11. Altered States (1980). Probably the best, and easily the most widely known, of Ken Russell’s American films, Altered States remains a horror film only Russell could make. The hallucination sequences are both stunning and amazingly horrific (think of the end to Kubrick’s 2001: A Space Odyssey (1968), but actually interesting), and William Hurt’s role — as Professor (and occasional primate) Eddie Jessup — makes you wish the man would get more leading roles. Come for the hallucinations, stay for the simian value.
12. Dead Alive (1992). Before Peter Jackson was “Academy Award Winning Director Peter Jackson,” he was in New Zealand making low budget splatter flicks, which brings us to Braindead, or Dead Alive as it’s known here in the States. Rumored to have used an ungodly amount of fake blood — 5,000 gallons to be precise — the film is a nice little look at what Jackson was as a director, especially when you take into account the direction his career has taken. If only the Academy had awards for “Best Use of Clergy in a Fight Sequence,” or “Best Lawnmower Versus Zombie Hoard Scene in a Feature.”

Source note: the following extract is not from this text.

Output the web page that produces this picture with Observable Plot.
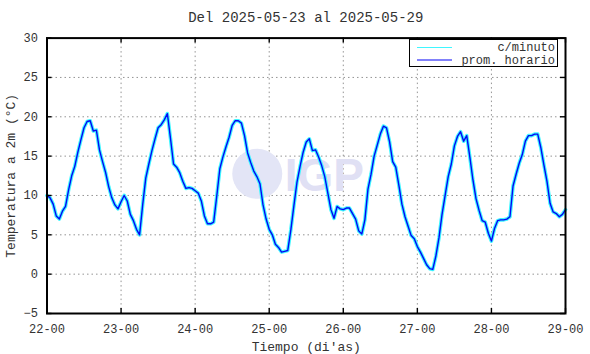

13. Planet Terror (2007). OK, even though it’s only, technically half of Grindhouse (along with Quentin Tarantino’s Death Proof), I’m using the loophole of the two separate DVD releases of each part of Grindhouse in order to sneak Robert Rodriguez’s Planet Terror onto this list. Sure, it’s only been in existence for the past six months, but it’s a film that is already getting better with age. Rodriguez had made horror films before with From Dusk Till Dawn (1996) and The Faculty (1998), which were good, but uneven. But it wasn’t until Planet Terror that he brought it all together, in one gloriously over-the-top, violent, splattery, insanely clever tribute to grindhouse cinema (that can also be seen as a compendium of Rodriguez’s filmography up to this point). It shows what a singular talent Rodriguez is, and it’s a film only he could — or would dare — make.